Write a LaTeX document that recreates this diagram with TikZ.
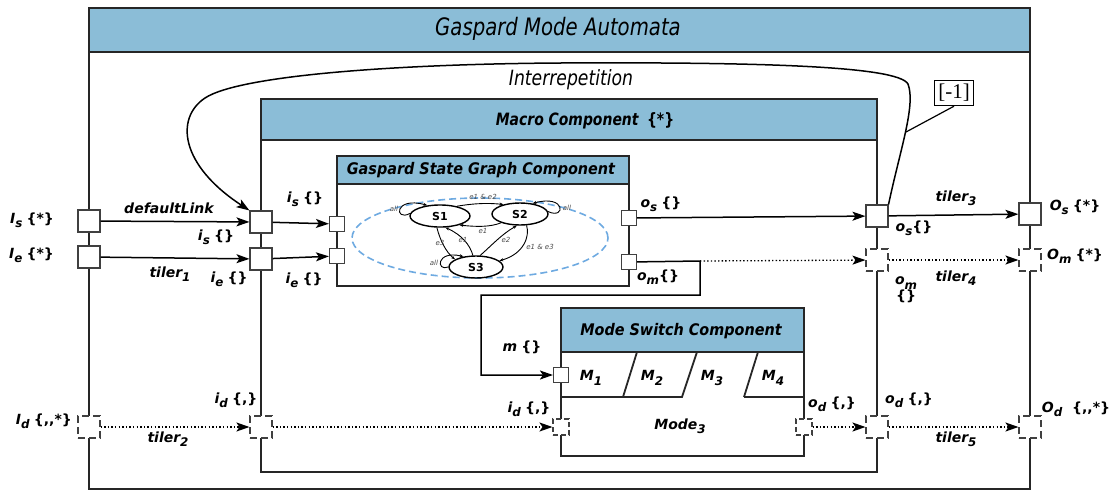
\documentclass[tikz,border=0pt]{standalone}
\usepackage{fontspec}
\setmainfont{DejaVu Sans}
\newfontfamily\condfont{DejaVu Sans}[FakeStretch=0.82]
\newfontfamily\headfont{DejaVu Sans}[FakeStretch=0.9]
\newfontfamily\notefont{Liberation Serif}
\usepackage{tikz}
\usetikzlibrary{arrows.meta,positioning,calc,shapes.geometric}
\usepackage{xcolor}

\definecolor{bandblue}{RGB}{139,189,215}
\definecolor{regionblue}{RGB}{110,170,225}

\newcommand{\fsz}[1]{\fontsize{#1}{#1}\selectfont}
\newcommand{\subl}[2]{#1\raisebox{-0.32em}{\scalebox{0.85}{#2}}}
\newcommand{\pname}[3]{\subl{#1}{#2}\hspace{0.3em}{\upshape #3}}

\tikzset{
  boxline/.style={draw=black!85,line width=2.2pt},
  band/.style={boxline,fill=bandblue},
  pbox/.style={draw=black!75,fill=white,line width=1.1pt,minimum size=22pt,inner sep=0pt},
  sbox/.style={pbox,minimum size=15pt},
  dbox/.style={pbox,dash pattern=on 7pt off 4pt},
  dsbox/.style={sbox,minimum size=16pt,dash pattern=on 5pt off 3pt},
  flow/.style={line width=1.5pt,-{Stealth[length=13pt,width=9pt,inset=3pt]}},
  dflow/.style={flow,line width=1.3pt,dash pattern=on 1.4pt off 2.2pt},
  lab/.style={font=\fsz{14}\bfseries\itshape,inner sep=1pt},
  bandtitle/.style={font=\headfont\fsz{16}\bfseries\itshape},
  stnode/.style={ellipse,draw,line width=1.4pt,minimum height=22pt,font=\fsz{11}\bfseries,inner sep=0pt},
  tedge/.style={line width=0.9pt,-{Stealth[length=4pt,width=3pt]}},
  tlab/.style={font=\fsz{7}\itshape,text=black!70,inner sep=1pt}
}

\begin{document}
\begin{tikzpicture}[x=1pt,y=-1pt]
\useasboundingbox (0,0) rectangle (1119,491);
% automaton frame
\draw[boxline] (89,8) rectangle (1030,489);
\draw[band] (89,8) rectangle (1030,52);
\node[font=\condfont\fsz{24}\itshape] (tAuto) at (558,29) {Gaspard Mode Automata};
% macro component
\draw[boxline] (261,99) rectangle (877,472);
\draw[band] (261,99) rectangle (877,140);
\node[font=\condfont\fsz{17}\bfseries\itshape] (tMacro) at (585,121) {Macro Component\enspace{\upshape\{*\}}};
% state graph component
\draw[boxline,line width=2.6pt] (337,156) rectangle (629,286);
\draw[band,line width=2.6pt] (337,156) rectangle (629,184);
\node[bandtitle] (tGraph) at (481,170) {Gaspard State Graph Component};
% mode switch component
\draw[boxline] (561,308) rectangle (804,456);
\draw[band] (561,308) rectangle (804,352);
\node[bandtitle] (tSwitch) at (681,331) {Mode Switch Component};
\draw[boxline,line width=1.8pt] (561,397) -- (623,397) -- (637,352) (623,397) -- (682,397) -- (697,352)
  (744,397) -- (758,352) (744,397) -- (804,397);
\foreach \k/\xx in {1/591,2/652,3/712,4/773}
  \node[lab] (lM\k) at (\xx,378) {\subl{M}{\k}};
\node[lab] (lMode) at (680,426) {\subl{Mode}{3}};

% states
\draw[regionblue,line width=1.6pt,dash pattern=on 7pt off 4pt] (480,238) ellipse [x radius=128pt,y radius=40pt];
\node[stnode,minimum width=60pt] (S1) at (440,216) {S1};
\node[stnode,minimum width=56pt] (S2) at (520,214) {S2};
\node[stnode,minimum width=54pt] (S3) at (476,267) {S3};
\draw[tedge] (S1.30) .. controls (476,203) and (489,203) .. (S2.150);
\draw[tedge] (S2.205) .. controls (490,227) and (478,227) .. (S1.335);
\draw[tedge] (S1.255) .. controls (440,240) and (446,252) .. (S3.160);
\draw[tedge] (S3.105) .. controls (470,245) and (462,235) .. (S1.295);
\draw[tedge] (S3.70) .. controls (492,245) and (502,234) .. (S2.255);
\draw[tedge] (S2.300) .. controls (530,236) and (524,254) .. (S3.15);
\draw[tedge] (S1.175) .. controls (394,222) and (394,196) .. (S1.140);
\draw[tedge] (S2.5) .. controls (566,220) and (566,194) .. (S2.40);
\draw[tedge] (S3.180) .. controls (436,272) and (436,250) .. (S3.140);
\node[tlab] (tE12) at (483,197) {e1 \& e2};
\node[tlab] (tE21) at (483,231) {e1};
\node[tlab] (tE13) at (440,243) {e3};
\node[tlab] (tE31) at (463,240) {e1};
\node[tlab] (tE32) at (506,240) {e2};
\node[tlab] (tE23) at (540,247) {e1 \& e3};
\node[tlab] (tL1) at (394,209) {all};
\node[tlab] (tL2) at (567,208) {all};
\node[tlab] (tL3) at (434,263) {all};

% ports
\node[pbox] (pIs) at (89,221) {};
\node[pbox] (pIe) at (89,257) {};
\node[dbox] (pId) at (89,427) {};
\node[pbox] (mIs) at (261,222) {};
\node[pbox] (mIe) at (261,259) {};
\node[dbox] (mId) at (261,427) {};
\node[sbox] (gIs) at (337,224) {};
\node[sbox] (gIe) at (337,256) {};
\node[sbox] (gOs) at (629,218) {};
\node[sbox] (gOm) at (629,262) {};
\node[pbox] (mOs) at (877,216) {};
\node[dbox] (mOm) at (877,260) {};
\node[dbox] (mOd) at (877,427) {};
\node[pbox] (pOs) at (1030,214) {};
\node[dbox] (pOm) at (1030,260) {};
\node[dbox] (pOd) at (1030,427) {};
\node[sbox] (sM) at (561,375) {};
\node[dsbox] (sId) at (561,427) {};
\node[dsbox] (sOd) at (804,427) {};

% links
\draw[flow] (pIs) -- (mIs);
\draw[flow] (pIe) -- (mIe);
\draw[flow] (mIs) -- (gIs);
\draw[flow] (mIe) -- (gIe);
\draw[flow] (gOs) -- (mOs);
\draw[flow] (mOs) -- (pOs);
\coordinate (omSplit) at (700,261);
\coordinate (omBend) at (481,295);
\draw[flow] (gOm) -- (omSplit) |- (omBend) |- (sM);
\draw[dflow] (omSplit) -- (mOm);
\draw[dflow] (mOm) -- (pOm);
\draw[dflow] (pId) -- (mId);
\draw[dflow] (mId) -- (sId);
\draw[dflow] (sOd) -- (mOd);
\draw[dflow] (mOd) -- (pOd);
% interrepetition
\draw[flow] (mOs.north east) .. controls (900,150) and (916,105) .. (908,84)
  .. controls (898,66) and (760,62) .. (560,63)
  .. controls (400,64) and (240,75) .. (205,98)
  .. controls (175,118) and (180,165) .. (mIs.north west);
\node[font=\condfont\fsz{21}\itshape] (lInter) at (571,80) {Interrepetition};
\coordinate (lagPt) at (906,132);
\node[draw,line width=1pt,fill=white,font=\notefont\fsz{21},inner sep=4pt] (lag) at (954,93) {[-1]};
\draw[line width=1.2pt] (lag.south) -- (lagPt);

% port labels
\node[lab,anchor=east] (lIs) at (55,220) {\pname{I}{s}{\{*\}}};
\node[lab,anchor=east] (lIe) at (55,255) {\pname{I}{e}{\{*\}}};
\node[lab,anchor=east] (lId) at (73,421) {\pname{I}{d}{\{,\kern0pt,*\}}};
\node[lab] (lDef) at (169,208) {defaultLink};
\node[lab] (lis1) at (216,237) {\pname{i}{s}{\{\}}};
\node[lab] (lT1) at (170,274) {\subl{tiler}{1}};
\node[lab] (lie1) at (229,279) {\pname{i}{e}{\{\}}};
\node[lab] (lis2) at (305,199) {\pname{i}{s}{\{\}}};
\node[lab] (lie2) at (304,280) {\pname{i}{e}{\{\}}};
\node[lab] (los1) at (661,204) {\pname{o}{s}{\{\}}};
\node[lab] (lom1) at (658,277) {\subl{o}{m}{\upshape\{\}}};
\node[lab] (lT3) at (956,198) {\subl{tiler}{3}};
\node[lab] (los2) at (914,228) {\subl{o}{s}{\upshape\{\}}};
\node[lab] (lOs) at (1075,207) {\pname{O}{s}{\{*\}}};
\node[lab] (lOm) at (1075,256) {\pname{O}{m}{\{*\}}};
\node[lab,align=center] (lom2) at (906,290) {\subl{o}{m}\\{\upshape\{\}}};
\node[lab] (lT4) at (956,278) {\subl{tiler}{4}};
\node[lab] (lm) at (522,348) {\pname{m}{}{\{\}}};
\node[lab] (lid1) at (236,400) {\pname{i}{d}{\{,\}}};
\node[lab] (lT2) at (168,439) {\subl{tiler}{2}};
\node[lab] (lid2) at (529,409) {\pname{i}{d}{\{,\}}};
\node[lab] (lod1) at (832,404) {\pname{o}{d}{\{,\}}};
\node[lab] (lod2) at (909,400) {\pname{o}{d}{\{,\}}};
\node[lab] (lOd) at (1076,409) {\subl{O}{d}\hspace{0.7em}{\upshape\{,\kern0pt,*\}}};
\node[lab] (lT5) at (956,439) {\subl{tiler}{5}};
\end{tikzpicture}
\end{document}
+++++
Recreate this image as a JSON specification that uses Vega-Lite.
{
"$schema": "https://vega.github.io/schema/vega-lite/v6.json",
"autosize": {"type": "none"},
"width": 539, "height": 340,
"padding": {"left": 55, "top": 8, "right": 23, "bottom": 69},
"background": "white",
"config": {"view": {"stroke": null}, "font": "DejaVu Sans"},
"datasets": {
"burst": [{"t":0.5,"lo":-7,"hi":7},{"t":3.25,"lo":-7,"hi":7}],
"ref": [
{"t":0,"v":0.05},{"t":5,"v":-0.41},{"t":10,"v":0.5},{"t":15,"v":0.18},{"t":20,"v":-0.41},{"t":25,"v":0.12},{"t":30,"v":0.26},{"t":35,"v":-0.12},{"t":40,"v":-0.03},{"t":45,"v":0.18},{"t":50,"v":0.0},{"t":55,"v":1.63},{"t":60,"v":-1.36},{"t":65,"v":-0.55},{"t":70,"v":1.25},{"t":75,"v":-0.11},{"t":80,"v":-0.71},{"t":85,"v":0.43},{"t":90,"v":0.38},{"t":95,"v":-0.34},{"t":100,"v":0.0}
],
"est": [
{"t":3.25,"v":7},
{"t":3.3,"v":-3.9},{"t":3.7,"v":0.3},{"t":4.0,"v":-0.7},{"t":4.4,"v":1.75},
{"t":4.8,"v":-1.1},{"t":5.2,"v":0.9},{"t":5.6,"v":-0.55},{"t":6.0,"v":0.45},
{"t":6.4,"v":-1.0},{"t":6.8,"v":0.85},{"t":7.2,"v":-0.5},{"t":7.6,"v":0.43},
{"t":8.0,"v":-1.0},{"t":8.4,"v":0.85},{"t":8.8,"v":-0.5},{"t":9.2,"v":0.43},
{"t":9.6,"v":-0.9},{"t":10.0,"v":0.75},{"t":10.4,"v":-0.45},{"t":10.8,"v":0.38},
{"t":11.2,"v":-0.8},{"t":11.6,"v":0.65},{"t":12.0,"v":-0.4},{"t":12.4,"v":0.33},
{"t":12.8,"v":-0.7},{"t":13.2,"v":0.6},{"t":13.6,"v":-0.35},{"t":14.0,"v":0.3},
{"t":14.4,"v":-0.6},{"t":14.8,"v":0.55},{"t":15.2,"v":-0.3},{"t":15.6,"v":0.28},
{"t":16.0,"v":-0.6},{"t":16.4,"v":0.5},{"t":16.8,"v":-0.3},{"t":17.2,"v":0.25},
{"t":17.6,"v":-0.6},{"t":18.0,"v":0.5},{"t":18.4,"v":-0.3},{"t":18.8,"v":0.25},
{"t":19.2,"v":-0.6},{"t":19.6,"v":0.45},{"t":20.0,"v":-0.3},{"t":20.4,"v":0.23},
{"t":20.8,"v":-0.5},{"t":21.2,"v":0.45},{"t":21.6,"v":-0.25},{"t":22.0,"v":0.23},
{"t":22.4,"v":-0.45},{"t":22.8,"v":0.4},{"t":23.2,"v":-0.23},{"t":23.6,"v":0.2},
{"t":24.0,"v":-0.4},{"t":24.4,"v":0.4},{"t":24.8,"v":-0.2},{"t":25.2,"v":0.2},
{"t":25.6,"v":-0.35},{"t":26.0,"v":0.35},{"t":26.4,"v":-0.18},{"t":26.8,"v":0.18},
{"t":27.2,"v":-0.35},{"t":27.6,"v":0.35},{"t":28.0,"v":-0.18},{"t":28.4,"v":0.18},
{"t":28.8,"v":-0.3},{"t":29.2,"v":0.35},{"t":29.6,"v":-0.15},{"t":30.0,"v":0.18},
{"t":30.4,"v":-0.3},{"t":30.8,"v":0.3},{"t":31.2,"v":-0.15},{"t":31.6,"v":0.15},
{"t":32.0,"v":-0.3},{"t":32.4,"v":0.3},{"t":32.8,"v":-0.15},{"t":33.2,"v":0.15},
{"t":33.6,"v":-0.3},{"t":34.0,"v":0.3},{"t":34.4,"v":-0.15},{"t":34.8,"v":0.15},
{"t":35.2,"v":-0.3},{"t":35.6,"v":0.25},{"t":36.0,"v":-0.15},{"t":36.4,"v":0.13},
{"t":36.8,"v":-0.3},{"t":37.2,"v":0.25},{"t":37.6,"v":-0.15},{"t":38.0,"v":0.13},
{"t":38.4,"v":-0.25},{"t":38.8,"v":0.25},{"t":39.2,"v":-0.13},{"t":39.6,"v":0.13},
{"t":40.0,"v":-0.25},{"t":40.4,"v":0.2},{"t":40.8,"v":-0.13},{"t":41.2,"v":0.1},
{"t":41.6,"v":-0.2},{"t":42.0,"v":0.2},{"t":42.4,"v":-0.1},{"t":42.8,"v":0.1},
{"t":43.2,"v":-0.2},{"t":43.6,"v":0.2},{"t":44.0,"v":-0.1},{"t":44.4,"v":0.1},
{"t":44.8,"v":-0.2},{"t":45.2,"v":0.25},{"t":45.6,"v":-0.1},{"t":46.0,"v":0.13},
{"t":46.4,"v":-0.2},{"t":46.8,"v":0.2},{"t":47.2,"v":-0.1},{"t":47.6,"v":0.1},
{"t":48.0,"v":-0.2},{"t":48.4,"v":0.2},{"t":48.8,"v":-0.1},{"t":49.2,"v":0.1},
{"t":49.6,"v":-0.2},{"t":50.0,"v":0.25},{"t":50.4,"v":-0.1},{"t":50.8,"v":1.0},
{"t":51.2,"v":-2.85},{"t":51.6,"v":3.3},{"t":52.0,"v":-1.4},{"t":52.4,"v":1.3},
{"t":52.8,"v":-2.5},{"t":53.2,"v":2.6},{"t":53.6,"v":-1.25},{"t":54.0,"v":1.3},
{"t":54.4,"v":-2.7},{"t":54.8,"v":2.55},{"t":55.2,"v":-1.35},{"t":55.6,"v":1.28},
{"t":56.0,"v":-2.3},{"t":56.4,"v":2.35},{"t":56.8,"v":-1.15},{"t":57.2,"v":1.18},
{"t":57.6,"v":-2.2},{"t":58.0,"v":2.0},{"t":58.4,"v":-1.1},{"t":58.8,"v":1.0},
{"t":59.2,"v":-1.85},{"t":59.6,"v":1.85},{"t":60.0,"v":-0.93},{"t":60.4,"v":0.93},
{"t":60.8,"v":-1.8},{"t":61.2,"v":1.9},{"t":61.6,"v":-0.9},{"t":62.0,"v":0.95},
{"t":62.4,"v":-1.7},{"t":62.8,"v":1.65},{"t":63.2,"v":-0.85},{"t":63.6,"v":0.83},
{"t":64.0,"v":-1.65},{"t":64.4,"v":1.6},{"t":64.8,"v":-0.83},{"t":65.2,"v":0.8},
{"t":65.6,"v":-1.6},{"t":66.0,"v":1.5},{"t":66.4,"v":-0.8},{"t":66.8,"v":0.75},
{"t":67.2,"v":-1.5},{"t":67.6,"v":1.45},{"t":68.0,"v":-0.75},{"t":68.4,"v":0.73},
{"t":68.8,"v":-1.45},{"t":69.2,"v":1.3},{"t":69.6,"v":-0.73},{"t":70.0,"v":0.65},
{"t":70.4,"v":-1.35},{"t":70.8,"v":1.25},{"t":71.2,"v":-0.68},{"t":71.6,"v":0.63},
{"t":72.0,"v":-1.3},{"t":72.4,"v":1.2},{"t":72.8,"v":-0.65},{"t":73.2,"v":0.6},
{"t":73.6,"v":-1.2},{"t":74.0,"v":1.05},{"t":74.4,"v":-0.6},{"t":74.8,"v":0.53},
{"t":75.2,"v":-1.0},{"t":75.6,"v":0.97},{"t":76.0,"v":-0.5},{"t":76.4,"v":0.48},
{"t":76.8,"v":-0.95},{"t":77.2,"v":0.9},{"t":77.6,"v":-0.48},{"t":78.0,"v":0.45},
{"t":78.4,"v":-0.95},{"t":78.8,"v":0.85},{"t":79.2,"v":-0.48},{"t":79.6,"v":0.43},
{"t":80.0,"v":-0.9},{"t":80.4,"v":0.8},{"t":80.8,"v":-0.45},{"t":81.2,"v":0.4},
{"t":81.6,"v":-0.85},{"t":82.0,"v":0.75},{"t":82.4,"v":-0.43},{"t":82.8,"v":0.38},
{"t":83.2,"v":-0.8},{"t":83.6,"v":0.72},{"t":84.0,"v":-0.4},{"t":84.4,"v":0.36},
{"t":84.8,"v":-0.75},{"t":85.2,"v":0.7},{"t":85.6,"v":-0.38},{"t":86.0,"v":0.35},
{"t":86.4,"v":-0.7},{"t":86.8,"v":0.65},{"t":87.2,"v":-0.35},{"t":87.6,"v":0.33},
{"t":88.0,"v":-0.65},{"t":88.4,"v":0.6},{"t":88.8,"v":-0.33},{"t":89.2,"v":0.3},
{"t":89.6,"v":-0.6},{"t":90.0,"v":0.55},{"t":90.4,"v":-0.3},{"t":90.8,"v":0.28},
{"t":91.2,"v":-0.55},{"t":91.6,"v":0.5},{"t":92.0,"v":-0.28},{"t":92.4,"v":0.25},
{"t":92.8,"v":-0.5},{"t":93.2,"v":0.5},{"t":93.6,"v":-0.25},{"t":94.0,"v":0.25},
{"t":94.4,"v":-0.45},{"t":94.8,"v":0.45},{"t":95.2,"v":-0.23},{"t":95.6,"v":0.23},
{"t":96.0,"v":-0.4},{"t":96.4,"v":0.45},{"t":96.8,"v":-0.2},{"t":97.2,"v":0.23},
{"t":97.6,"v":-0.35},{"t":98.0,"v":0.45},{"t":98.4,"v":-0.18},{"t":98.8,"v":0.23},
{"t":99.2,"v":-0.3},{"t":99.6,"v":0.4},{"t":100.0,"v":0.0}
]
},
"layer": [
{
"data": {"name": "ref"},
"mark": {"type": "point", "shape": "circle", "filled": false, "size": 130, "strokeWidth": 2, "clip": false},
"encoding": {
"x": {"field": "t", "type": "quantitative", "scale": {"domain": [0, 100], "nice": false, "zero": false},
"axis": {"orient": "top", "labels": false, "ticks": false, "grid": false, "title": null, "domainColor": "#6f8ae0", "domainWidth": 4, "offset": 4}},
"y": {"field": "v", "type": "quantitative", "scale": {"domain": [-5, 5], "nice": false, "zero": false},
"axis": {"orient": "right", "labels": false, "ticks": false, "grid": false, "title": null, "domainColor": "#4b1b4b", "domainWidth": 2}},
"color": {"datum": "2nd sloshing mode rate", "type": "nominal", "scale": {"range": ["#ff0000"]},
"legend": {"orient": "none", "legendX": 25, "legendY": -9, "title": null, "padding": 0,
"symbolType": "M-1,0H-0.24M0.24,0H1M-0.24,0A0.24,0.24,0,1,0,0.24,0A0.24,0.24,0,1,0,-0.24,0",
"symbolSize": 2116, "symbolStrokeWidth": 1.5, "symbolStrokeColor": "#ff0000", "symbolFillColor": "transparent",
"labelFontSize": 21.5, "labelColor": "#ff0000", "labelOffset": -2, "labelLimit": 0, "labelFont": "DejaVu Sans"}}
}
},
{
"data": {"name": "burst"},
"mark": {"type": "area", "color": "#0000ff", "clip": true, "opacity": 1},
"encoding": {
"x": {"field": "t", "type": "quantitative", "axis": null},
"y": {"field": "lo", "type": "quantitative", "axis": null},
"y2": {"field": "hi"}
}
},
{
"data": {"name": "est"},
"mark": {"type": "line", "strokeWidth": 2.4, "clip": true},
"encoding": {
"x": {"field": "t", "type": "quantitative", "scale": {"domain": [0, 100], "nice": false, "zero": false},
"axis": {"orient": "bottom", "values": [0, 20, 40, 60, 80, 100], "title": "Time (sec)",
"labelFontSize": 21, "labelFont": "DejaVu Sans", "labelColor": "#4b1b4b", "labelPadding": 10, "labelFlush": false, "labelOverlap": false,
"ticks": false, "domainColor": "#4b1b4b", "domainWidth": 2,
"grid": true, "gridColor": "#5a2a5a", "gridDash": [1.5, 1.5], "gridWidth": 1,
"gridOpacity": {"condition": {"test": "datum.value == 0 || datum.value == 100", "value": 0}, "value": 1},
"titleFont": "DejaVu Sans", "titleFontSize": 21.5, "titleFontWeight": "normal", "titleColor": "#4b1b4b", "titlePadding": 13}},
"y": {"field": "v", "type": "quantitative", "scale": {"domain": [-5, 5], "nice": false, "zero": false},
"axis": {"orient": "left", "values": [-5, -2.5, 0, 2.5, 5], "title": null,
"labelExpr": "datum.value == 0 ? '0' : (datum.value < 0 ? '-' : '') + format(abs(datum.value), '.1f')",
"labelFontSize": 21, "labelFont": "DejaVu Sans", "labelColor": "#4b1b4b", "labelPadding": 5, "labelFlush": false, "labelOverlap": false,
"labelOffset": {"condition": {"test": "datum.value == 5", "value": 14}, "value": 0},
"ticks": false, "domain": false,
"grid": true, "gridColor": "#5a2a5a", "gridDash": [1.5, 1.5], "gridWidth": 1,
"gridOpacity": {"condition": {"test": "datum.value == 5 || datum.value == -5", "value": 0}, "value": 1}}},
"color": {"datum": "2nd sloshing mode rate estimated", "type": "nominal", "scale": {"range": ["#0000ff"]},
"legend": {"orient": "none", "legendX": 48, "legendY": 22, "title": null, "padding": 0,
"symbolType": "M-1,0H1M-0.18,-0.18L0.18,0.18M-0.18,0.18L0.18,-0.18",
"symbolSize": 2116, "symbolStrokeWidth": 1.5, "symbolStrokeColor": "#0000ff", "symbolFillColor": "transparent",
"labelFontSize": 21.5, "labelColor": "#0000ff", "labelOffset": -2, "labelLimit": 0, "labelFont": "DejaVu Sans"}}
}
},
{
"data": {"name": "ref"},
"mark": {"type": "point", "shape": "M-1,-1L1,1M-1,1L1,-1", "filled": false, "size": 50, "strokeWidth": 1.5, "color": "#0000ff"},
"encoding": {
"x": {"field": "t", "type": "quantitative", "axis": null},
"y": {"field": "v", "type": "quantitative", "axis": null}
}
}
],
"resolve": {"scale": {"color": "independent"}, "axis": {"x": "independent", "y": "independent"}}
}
+++++
Show each line holding the word "this".

Write a LaTeX document that recreates this diagram with TikZ.
Recreate this image as a JSON specification that uses Vega-Lite.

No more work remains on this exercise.